**Exercise instructions**
All of the data should be repeated exactly; pictures are not part of the copy.

**Data excerpt**
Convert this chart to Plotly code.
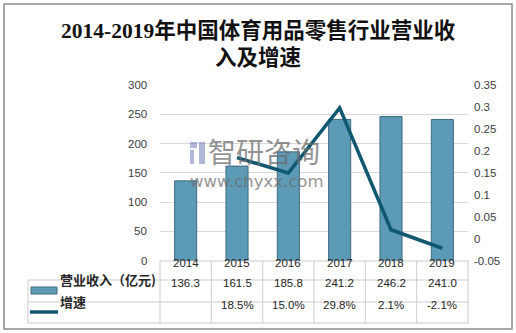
import plotly.graph_objects as go

years = ["2014", "2015", "2016", "2017", "2018", "2019"]
revenue = [136.3, 161.5, 185.8, 241.2, 246.2, 241.0]
growth = [None, 0.185, 0.150, 0.298, 0.021, -0.021]
revenue_labels = ["136.3", "161.5", "185.8", "241.2", "246.2", "241.0"]
growth_labels = ["", "18.5%", "15.0%", "29.8%", "2.1%", "-2.1%"]
left_ticks = [0, 50, 100, 150, 200, 250, 300]
right_ticks = [-0.05, 0, 0.05, 0.1, 0.15, 0.2, 0.25, 0.3, 0.35]
right_tick_text = ["-0.05", "0", "0.05", "0.1", "0.15", "0.2", "0.25", "0.3", "0.35"]
series_names = ["营业收入（亿元)", "增速"]
title_lines = ["2014-2019年中国体育用品零售行业营业收", "入及增速"]

W, H = 516, 333
L, R, T, B = 160, 468, 85, 261  # plot area in pixels

def px(x):
    return (x - L) / (R - L)

def py(y):
    return (B - y) / (B - T)

def col_edge(i):
    return L + (R - L) * i / len(years)

xs = list(range(len(years)))
BAR_COLOR = "#5c9ab6"
LINE_COLOR = "#0f5870"
GRID = "#d9d9d9"
TLINE = "#cccccc"
TXT = "#262626"

fig = go.Figure()
fig.add_trace(go.Bar(x=xs, y=revenue, width=0.43, marker=dict(color=BAR_COLOR, line=dict(color="#3d6b80", width=1)),
                     name=series_names[0], showlegend=False))
fig.add_trace(go.Scatter(x=xs, y=growth, yaxis="y2", mode="lines", line=dict(color=LINE_COLOR, width=3.5),
                         name=series_names[1], showlegend=False, connectgaps=False))

shapes = []
shapes.append(dict(type="rect", xref="paper", yref="paper", x0=px(4), x1=px(512), y0=py(4), y1=py(329),
                   line=dict(color="#8c8c8c", width=1.5), layer="below"))
tl = dict(color=TLINE, width=1)
for yy, x0 in [(261, L), (280, 28), (302, 28), (323, 28)]:
    shapes.append(dict(type="line", xref="paper", yref="paper", x0=px(x0), x1=px(R + 1), y0=py(yy), y1=py(yy), line=tl))
shapes.append(dict(type="line", xref="paper", yref="paper", x0=px(28), x1=px(28), y0=py(280), y1=py(323), line=tl))
for i in range(len(years) + 1):
    xe = px(col_edge(i))
    shapes.append(dict(type="line", xref="paper", yref="paper", x0=xe, x1=xe, y0=py(261), y1=py(323), line=tl))
shapes.append(dict(type="rect", xref="paper", yref="paper", x0=px(31), x1=px(57), y0=py(287), y1=py(294),
                   fillcolor=BAR_COLOR, line=dict(color="#3d6b80", width=1)))
shapes.append(dict(type="line", xref="paper", yref="paper", x0=px(30), x1=px(58), y0=py(312), y1=py(312),
                   line=dict(color=LINE_COLOR, width=3.5)))
wm = "rgba(125,135,190,0.6)"
shapes.append(dict(type="rect", xref="paper", yref="paper", x0=px(190), x1=px(197), y0=py(142), y1=py(148),
                   fillcolor=wm, line=dict(width=0)))
shapes.append(dict(type="rect", xref="paper", yref="paper", x0=px(190), x1=px(194), y0=py(150), y1=py(164),
                   fillcolor=wm, line=dict(width=0)))
shapes.append(dict(type="rect", xref="paper", yref="paper", x0=px(199), x1=px(205), y0=py(142), y1=py(164),
                   fillcolor=wm, line=dict(width=0)))

tick_font = dict(family="Liberation Sans", size=11.5, color="#404040")
ann = []
for i, t in enumerate(title_lines):
    ann.append(dict(text=f"<b>{t}</b>", xref="paper", yref="paper", x=px(258), y=py([31, 58][i]),
                    showarrow=False, xanchor="center", yanchor="middle",
                    font=dict(family="Liberation Serif, Noto Sans CJK SC", size=21.5, color="#111")))
# left axis tick labels placed on the y scale
for v in left_ticks:
    ann.append(dict(text=str(v), xref="paper", yref="y", x=px(149), y=v, xanchor="right", yanchor="middle",
                    showarrow=False, font=tick_font))
cell_font = dict(family="Liberation Sans", size=11.5, color=TXT)
for i in range(len(years)):
    ann.append(dict(text=years[i], xref="x", yref="paper", x=i, y=py(270.5), showarrow=False, font=cell_font))
    ann.append(dict(text=revenue_labels[i], xref="x", yref="paper", x=i, y=py(291), showarrow=False, font=cell_font))
    ann.append(dict(text=growth_labels[i], xref="x", yref="paper", x=i, y=py(312.5), showarrow=False, font=cell_font))
lab_font = dict(family="Noto Sans CJK SC", size=13, color=TXT)
ann.append(dict(text=f"<b>{series_names[0]}</b>", xref="paper", yref="paper", x=px(58), y=py(290.5), xanchor="left",
                showarrow=False, font=lab_font))
ann.append(dict(text=f"<b>{series_names[1]}</b>", xref="paper", yref="paper", x=px(58), y=py(312.5), xanchor="left",
                showarrow=False, font=lab_font))
ann.append(dict(text="智研咨询", xref="paper", yref="paper", x=px(206), y=py(151), xanchor="left", showarrow=False,
                font=dict(family="Noto Sans CJK SC", size=28, color="rgba(110,110,110,0.75)")))
ann.append(dict(text="www.chyxx.com", xref="paper", yref="paper", x=px(188), y=py(181), xanchor="left", showarrow=False,
                font=dict(family="DejaVu Sans", size=16.5, color="rgba(110,110,110,0.75)")))

fig.update_layout(
    width=W, height=H, margin=dict(l=L, r=W - R, t=T, b=H - B, autoexpand=False),
    paper_bgcolor="white", plot_bgcolor="white",
    shapes=shapes, annotations=ann,
    xaxis=dict(range=[-0.5, 5.5], showticklabels=False, showgrid=False, zeroline=False, showline=False, ticks="",
               automargin=False),
    yaxis=dict(range=[-0.6, 300], tickmode="array", tickvals=left_ticks, showticklabels=False, showgrid=True,
               gridcolor=GRID, gridwidth=1, zeroline=False, showline=False, ticks="", automargin=False),
    yaxis2=dict(range=[-0.05, 0.35], overlaying="y", side="right", tickmode="array", tickvals=right_ticks,
                ticktext=right_tick_text, showgrid=False, zeroline=False, showline=False, ticks="",
                tickfont=tick_font, ticklabelstandoff=5, automargin=False, ticklabeloverflow="allow"),
)
fig.write_html("out.html")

**The output**
Convert this chart to Plotly code.
import plotly.graph_objects as go

years = ["2014", "2015", "2016", "2017", "2018", "2019"]
revenue = [136.3, 161.5, 185.8, 241.2, 246.2, 241.0]
growth = [None, 0.185, 0.150, 0.298, 0.021, -0.021]
revenue_labels = ["136.3", "161.5", "185.8", "241.2", "246.2", "241.0"]
growth_labels = ["", "18.5%", "15.0%", "29.8%", "2.1%", "-2.1%"]
left_ticks = [0, 50, 100, 150, 200, 250, 300]
right_ticks = [-0.05, 0, 0.05, 0.1, 0.15, 0.2, 0.25, 0.3, 0.35]
right_tick_text = ["-0.05", "0", "0.05", "0.1", "0.15", "0.2", "0.25", "0.3", "0.35"]
series_names = ["营业收入（亿元)", "增速"]
title_lines = ["2014-2019年中国体育用品零售行业营业收", "入及增速"]

W, H = 516, 333
L, R, T, B = 160, 468, 85, 261  # plot area in pixels

def px(x):
    return (x - L) / (R - L)

def py(y):
    return (B - y) / (B - T)

def col_edge(i):
    return L + (R - L) * i / len(years)

xs = list(range(len(years)))
BAR_COLOR = "#5c9ab6"
LINE_COLOR = "#0f5870"
GRID = "#d9d9d9"
TLINE = "#cccccc"
TXT = "#262626"

fig = go.Figure()
fig.add_trace(go.Bar(x=xs, y=revenue, width=0.43, marker=dict(color=BAR_COLOR, line=dict(color="#3d6b80", width=1)),
                     name=series_names[0], showlegend=False))
fig.add_trace(go.Scatter(x=xs, y=growth, yaxis="y2", mode="lines", line=dict(color=LINE_COLOR, width=3.5),
                         name=series_names[1], showlegend=False, connectgaps=False))

shapes = []
shapes.append(dict(type="rect", xref="paper", yref="paper", x0=px(4), x1=px(512), y0=py(4), y1=py(329),
                   line=dict(color="#8c8c8c", width=1.5), layer="below"))
tl = dict(color=TLINE, width=1)
for yy, x0 in [(261, L), (280, 28), (302, 28), (323, 28)]:
    shapes.append(dict(type="line", xref="paper", yref="paper", x0=px(x0), x1=px(R + 1), y0=py(yy), y1=py(yy), line=tl))
shapes.append(dict(type="line", xref="paper", yref="paper", x0=px(28), x1=px(28), y0=py(280), y1=py(323), line=tl))
for i in range(len(years) + 1):
    xe = px(col_edge(i))
    shapes.append(dict(type="line", xref="paper", yref="paper", x0=xe, x1=xe, y0=py(261), y1=py(323), line=tl))
shapes.append(dict(type="rect", xref="paper", yref="paper", x0=px(31), x1=px(57), y0=py(287), y1=py(294),
                   fillcolor=BAR_COLOR, line=dict(color="#3d6b80", width=1)))
shapes.append(dict(type="line", xref="paper", yref="paper", x0=px(30), x1=px(58), y0=py(312), y1=py(312),
                   line=dict(color=LINE_COLOR, width=3.5)))
wm = "rgba(125,135,190,0.6)"
shapes.append(dict(type="rect", xref="paper", yref="paper", x0=px(190), x1=px(197), y0=py(142), y1=py(148),
                   fillcolor=wm, line=dict(width=0)))
shapes.append(dict(type="rect", xref="paper", yref="paper", x0=px(190), x1=px(194), y0=py(150), y1=py(164),
                   fillcolor=wm, line=dict(width=0)))
shapes.append(dict(type="rect", xref="paper", yref="paper", x0=px(199), x1=px(205), y0=py(142), y1=py(164),
                   fillcolor=wm, line=dict(width=0)))

tick_font = dict(family="Liberation Sans", size=11.5, color="#404040")
ann = []
for i, t in enumerate(title_lines):
    ann.append(dict(text=f"<b>{t}</b>", xref="paper", yref="paper", x=px(258), y=py([31, 58][i]),
                    showarrow=False, xanchor="center", yanchor="middle",
                    font=dict(family="Liberation Serif, Noto Sans CJK SC", size=21.5, color="#111")))
# left axis tick labels placed on the y scale
for v in left_ticks:
    ann.append(dict(text=str(v), xref="paper", yref="y", x=px(149), y=v, xanchor="right", yanchor="middle",
                    showarrow=False, font=tick_font))
cell_font = dict(family="Liberation Sans", size=11.5, color=TXT)
for i in range(len(years)):
    ann.append(dict(text=years[i], xref="x", yref="paper", x=i, y=py(270.5), showarrow=False, font=cell_font))
    ann.append(dict(text=revenue_labels[i], xref="x", yref="paper", x=i, y=py(291), showarrow=False, font=cell_font))
    ann.append(dict(text=growth_labels[i], xref="x", yref="paper", x=i, y=py(312.5), showarrow=False, font=cell_font))
lab_font = dict(family="Noto Sans CJK SC", size=13, color=TXT)
ann.append(dict(text=f"<b>{series_names[0]}</b>", xref="paper", yref="paper", x=px(58), y=py(290.5), xanchor="left",
                showarrow=False, font=lab_font))
ann.append(dict(text=f"<b>{series_names[1]}</b>", xref="paper", yref="paper", x=px(58), y=py(312.5), xanchor="left",
                showarrow=False, font=lab_font))
ann.append(dict(text="智研咨询", xref="paper", yref="paper", x=px(206), y=py(151), xanchor="left", showarrow=False,
                font=dict(family="Noto Sans CJK SC", size=28, color="rgba(110,110,110,0.75)")))
ann.append(dict(text="www.chyxx.com", xref="paper", yref="paper", x=px(188), y=py(181), xanchor="left", showarrow=False,
                font=dict(family="DejaVu Sans", size=16.5, color="rgba(110,110,110,0.75)")))

fig.update_layout(
    width=W, height=H, margin=dict(l=L, r=W - R, t=T, b=H - B, autoexpand=False),
    paper_bgcolor="white", plot_bgcolor="white",
    shapes=shapes, annotations=ann,
    xaxis=dict(range=[-0.5, 5.5], showticklabels=False, showgrid=False, zeroline=False, showline=False, ticks="",
               automargin=False),
    yaxis=dict(range=[-0.6, 300], tickmode="array", tickvals=left_ticks, showticklabels=False, showgrid=True,
               gridcolor=GRID, gridwidth=1, zeroline=False, showline=False, ticks="", automargin=False),
    yaxis2=dict(range=[-0.05, 0.35], overlaying="y", side="right", tickmode="array", tickvals=right_ticks,
                ticktext=right_tick_text, showgrid=False, zeroline=False, showline=False, ticks="",
                tickfont=tick_font, ticklabelstandoff=5, automargin=False, ticklabeloverflow="allow"),
)
fig.write_html("out.html")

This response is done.